焦点サイズとは

X線の焦点サイズとは、スキャンする時のX線の光源の大きさのことをいいます。通常、焦点サイズが大きくなるほど、画像のボケが大きくなり、焦点サイズが小さいほど、鮮やかな画像が得られます。ここでは、焦点サイズについて、分かりやすく説明しています。

産業用CTにおける焦点サイズの考え方

X線が発生する箇所をX線焦点といい、スキャンする時のX線の光源の大きさのことをいいます。X線はX線焦点より一定の角度で放射状に照射されますが、X線の焦点が大きいと、被写体にさまざまな角度から入射することになるため、X線検出器に入射する際に面積が大きくなってしまい、輪郭がぼやけてしまいます。これが、「ボケ」です。

X線の焦点が小さければ、X線の照射される方向は、限られるため、X線検出器に投影される画像は、輪郭がはっきりしたものを得ることができます。被写体をX線の焦点に近付ければ近付けるほど、倍率は高くなるのですが、焦点サイズが大きいと、逆にボケが大きくなります。拡大して、被写体の詳細な構造を確認したい場合は、X線の焦点サイズが小さくなければなりません。

焦点サイズと解像度は反比例の
関係

X線の焦点サイズを小さくすると、倍率を上げなくても、解像度の高い画像を得ることができます。そのため、ミニフォーカスX線として使う場合でもより高い解像度が得られますし、X線CTとしても分解能の高い3Dイメージを作成することが可能となります。

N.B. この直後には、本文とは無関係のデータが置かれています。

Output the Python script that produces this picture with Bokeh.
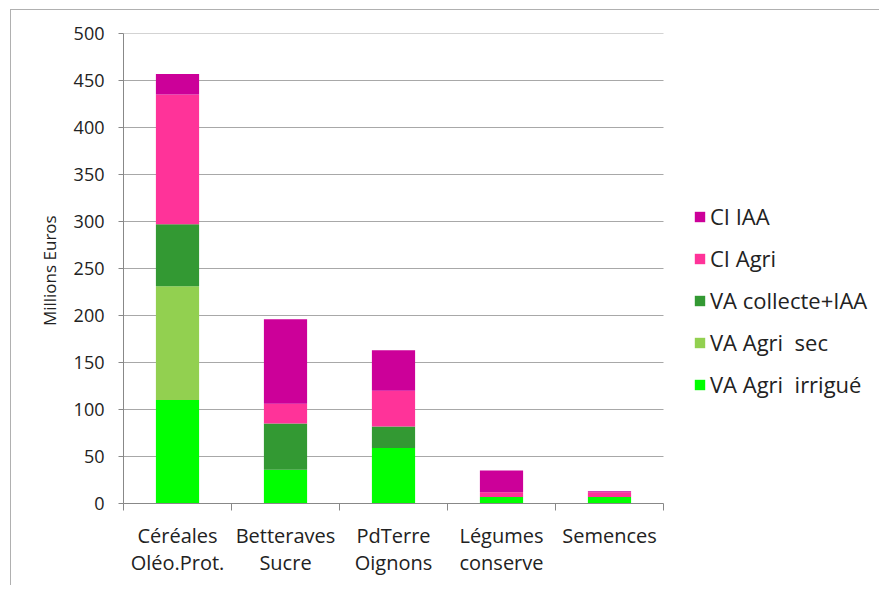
import numpy as np
from bokeh.plotting import figure
from bokeh.models import ColumnDataSource, FixedTicker, Legend, LegendItem, Range1d
from bokeh.embed import file_html
from bokeh.resources import INLINE

categories = ["Céréales\nOléo.Prot.", "Betteraves\nSucre", "PdTerre\nOignons", "Légumes\nconserve", "Semences"]
series_names = ["VA Agri  irrigué", "VA Agri  sec", "VA collecte+IAA", "CI Agri", "CI IAA"]
va_irrigue = [110, 36, 59, 7, 7]
va_sec = [121, 0, 0, 0, 0]
va_collecte = [66, 49, 23, 0, 0]
ci_agri = [138, 21, 38, 5, 5]
ci_iaa = [22, 90, 43, 23, 1]
colors = ["#00FF00", "#92D050", "#339933", "#FF3399", "#CC0099"]
y_ticks = list(range(0, 501, 50))

FONT = "Open Sans"
N = len(categories)
FRAME_W = 754          # full frame width (includes legend area)
BAR_AREA_W = 540       # width of the bar area in pixels
x_end = N * FRAME_W / BAR_AREA_W

keys = ["s0", "s1", "s2", "s3", "s4"]
xpos = np.arange(N) + 0.5
src = ColumnDataSource(dict(x=xpos, s0=va_irrigue, s1=va_sec, s2=va_collecte, s3=ci_agri, s4=ci_iaa))

p = figure(frame_width=FRAME_W, frame_height=470, output_backend="svg", toolbar_location=None,
           x_range=Range1d(0, x_end), y_range=Range1d(0, 500),
           min_border_left=112, min_border_right=2, min_border_top=23, min_border_bottom=82)
p.outline_line_color = None
p.background_fill_color = "white"
p.border_fill_color = "white"
p.styles = {"border-left": "1px solid #b0b0b0", "border-top": "1px solid #b0b0b0",
            "margin-left": "10px", "margin-top": "9px"}

# horizontal grid lines limited to the bar area
gy = y_ticks[1:]
p.segment(x0=[0] * len(gy), x1=[N] * len(gy), y0=gy, y1=gy, line_color="#a8a8a8", line_width=1)

renderers = p.vbar_stack(keys, x="x", width=0.4, source=src, color=colors, line_color=None)

# axes
p.xaxis.bounds = (0, N)
p.xaxis.ticker = FixedTicker(ticks=list(xpos), minor_ticks=list(range(N + 1)))
p.xaxis.major_label_overrides = {float(x): c for x, c in zip(xpos, categories)}
p.xaxis.major_tick_line_color = None
p.xaxis.major_tick_out = 0
p.xaxis.major_tick_in = 0
p.xaxis.minor_tick_line_color = "#888888"
p.xaxis.minor_tick_out = 7
p.xaxis.minor_tick_in = 0
p.xaxis.axis_line_color = "#888888"
p.xaxis.major_label_text_font = FONT
p.xaxis.major_label_text_font_size = "20px"
p.xaxis.major_label_text_color = "#222222"
p.xaxis.major_label_text_line_height = 1.03
p.xaxis.major_label_standoff = 11

p.yaxis.ticker = FixedTicker(ticks=y_ticks)
p.yaxis.minor_tick_line_color = None
p.yaxis.major_tick_line_color = "#888888"
p.yaxis.major_tick_out = 5
p.yaxis.major_tick_in = 0
p.yaxis.axis_line_color = "#888888"
p.yaxis.major_label_text_font = FONT
p.yaxis.major_label_text_font_size = "18px"
p.yaxis.major_label_text_color = "#222222"
p.yaxis.major_label_standoff = 14
p.yaxis.axis_label = "Millions  Euros"
p.yaxis.axis_label_text_font = FONT
p.yaxis.axis_label_text_font_size = "17px"
p.yaxis.axis_label_text_font_style = "normal"
p.yaxis.axis_label_text_color = "#222222"
p.yaxis.axis_label_standoff = 10

p.xgrid.grid_line_color = None
p.ygrid.grid_line_color = None

items = [LegendItem(label=n, renderers=[r]) for n, r in zip(series_names, renderers)][::-1]
legend = Legend(items=items, location=(570, 104), glyph_width=13, glyph_height=13,
                label_height=30, spacing=12, padding=0, margin=0, label_standoff=4,
                label_text_font=FONT, label_text_font_size="22px", label_text_color="#222222",
                border_line_color=None, background_fill_alpha=0)
p.add_layout(legend, "center")

open("out.html", "w").write(file_html(p, INLINE))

X線の管電圧を上げるには、焦点サイズも大きくする必要があるため、透過力と解像度は反比例の関係になっています。

X線の焦点サイズの種類

ミリフォーカスX線

X線の焦点サイズが1mm程度のX線管です。ミリフォーカスX線管を使用した装置は、拡大率(倍率)は5倍以下で使用します。医療機関のX線撮影で用いられています。

ミニフォーカスX線

X線の焦点サイズが100µから1mm程度のX線管です。マイクロフォーカスよりも低倍率の拡大撮影する場合に使用します。拡大率は10倍程度まで拡大可能です。

マイクロフォーカスX線

X線の焦点サイズが10µメートル以下のX線管です。拡大撮影しても鮮明な画像が得られるため、電子部品などの微細な検査に使用します。最大拡大率が10倍から100倍まで拡大可能です。

ナノフォーカスX線

X線の焦点サイズが1µメートル以下のX線管です。主に開放型のX線管で実用化されています。